Figure9. The differential analysis of gene expression: To analyze difference of gene expression(DEG), the counts matrix of samples in integraated data should be entered through .csv file. The result is demonstrated with volcano plot in main panel.

Enrichment analysis

The enrichment analysis ways in ARMT include GO and KEGG. This enrichment is processed for differential expression gene(DEG) from above differential analysis. Figure10

Figure10. Enrichment Analysis: You should set up the p-value and q-value cut off before enrichment analysis, and you can select your interested ontology(MF, CC, BP) of GO enrichment. The enriched genes are up regulation and down regulation in DEG, and their enrichment results(up regulation, down regulation and all DEG) are showed in different pages of main panel. These results are demonstrated with bar plot and dot plot.

Correlation analysis

ARMT can calculate the correlation between any continuous variable factors of integration data, such as TPM and GSVA score.

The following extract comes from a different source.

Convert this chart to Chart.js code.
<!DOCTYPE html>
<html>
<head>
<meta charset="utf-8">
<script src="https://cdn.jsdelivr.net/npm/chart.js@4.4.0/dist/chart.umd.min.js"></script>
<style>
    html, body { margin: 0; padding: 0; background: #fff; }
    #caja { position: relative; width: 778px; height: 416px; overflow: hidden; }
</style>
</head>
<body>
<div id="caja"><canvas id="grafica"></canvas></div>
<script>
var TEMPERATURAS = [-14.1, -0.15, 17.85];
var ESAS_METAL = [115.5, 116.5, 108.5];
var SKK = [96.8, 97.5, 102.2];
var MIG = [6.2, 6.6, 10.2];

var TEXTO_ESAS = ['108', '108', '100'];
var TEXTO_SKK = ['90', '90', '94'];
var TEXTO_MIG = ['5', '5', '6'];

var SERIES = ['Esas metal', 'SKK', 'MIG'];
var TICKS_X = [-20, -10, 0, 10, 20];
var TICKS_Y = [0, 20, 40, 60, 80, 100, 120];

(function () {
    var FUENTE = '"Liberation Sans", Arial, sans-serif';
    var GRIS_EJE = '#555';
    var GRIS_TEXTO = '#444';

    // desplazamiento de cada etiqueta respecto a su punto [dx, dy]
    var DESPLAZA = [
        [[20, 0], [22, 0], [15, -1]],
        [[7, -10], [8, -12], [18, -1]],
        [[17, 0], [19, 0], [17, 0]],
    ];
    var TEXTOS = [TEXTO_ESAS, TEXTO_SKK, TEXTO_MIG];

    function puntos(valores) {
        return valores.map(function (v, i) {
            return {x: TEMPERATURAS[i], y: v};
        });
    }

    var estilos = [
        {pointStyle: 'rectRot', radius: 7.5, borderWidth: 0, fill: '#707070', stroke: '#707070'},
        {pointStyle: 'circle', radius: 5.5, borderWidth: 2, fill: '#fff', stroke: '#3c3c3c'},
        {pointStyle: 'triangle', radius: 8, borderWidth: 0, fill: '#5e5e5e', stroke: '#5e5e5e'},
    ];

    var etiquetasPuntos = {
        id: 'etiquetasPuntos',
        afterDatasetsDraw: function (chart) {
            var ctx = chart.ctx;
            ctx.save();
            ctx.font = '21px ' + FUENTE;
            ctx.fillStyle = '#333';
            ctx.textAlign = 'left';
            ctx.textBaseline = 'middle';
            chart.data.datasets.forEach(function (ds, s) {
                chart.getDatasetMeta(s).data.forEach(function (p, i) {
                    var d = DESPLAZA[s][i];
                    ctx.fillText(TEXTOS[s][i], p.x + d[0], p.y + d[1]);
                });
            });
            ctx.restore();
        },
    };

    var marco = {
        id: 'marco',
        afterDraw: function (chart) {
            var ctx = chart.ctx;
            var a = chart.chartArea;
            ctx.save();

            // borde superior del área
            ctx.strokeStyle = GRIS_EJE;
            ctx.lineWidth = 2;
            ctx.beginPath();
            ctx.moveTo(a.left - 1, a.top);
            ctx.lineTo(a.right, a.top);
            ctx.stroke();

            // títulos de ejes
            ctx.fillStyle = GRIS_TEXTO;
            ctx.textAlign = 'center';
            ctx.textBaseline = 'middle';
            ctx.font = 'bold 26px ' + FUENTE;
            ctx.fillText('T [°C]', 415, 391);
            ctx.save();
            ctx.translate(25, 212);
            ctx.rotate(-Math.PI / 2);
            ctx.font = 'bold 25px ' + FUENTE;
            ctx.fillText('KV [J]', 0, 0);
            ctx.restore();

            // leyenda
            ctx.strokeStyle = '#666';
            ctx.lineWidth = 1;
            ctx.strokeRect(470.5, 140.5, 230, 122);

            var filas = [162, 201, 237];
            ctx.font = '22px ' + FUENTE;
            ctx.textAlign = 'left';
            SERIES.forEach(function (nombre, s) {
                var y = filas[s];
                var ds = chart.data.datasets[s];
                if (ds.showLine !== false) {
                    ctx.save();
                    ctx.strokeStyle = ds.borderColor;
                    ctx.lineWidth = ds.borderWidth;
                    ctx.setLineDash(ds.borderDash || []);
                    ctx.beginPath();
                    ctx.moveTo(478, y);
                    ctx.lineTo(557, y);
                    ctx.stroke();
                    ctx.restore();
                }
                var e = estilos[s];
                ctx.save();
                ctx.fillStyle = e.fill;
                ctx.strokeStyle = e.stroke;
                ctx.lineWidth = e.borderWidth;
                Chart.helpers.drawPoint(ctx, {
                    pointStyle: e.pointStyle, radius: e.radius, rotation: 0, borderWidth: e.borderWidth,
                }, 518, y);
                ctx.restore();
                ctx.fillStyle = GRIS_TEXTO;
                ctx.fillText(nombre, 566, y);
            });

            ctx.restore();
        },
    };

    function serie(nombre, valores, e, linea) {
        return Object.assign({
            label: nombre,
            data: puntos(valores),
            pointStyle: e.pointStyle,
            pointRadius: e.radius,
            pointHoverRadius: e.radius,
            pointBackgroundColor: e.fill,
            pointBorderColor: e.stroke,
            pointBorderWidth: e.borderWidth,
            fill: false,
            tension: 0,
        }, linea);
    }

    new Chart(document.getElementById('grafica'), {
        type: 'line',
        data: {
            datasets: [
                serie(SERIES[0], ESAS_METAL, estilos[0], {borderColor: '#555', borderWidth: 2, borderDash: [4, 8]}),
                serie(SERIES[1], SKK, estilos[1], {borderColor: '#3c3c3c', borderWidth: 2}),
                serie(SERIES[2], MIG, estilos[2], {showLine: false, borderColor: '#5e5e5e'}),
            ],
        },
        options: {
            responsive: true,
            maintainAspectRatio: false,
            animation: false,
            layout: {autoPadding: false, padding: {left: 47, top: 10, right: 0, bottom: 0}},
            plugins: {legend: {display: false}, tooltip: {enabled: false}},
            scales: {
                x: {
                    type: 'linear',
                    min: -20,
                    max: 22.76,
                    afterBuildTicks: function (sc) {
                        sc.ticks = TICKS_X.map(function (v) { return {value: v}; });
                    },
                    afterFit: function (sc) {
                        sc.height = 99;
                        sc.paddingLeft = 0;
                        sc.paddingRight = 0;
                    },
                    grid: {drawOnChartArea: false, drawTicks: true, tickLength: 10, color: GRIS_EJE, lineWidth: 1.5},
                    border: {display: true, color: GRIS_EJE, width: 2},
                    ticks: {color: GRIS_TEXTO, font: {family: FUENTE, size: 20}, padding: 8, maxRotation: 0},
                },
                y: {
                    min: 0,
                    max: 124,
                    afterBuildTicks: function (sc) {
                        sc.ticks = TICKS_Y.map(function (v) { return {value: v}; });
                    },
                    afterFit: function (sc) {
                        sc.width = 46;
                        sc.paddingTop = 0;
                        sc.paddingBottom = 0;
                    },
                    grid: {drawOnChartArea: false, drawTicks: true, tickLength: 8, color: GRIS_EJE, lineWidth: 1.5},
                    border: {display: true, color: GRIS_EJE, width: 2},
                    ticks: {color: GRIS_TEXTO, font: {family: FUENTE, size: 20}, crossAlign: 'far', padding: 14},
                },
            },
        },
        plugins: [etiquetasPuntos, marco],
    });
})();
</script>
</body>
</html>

The result is demonstrated in main panel with correlation coefficient matrix and heat map, and it can be descreened by p-value and correlation coefficient(r, Spearman or Pearson).
Figure11

Figure11. ARMT can calculate correlation coefficient of each pair-factors.

Figure12

Figure12. ARMT can calculate correlation coefficient between two list of factors.

If the integrated data is grouped by 'Group Column', ARMT can calculate correlation in each group of data by using single factor or all factors in the list 'Factor1'.

Figure13

Figure13. For each group of data, the correlation coefficient between single factor and 'Factor2' list is put together in one result, and the single factor name is replaced by group name in correlation matrix. It is a case of pan-cancer correlation analysis.

Figure14

Figure14. When all factors in 'Factor1' is demonstrated, you can choose one result of multiple groups in sidebar panel to show in main panel.

Mutant mapping

In corporation with 'maftools', ARMT can visualize the gene mutation in .maf file. There are two plot modes: Maftools Summary and Self-defined. The number of top mutant genes plot out can be set in sidebar panel.
Figure15 Figure15_2

Figure15. Maftools Summary: ARMT can plot the maf summary and illustrate the enrichment of known Oncogenic Signaling Pathways in TCGA cohorts. It is also supported to draw the oncoplot of interested pathway completely.

In Self-defined mode, ARMT can plot the map for any genes or genesets, and the mutation types (deletion, insert, SNV) can be specified.
Figure16

Figure16. Plot for genes: About the specific genes, ARMT can plot out the VAF, and...

Figure17

Figure17. Plot for genesets: Input the gmt file, ARMT shows the enrichment of mutation, and can plot a oncoplot of specific genesets.

Format of Input File

The input data of ARMT include geneset, gene expression matrix, gene mutation, GSVA score matrix and clinical information.

Geneset

In 'Data' page, the geneset file(.csv, Figure3) is used to create .gmt file, and the .gmt file is the main format of geneset input.

Gene expression matrix

For gene expression, the counts matrix can be normalized to TPM matrix in ARMT.
Figure18

Figure18. Counts matrix must be in a .csv file. The row name is gene Ensembl ID and the column name is the sample ID. It is used to normalization and differential analysis.

Figure19

Figure19. TPM matrix must be in a .csv file. The row names is gene symbol ID and the column names is the sample ID. It can be integrated with other data.

Gene mutation

To get the mutation information, ARMT requires standard .maf file like the mutation annotation format file in TCGA.

GSVA score matrix

The GSVA score matrix can be obtained in 'Normalization&GSVA' page.
Figure20

Figure20. The GSVA score is saved in a matrix of .csv file. The row name is the sample ID, and the column name is geneset name.

Clinical information

The TCGA clinical information can be obtained in 'Data' page.
Figure21

Figure21. The clinical data must be in a .csv file, and the row name is sample ID and column name is sample characteristic. Any information about samples in this format file can be input as clinical data.

In 'example' folder, we have uploaded some example file to illustrate the input format of above data.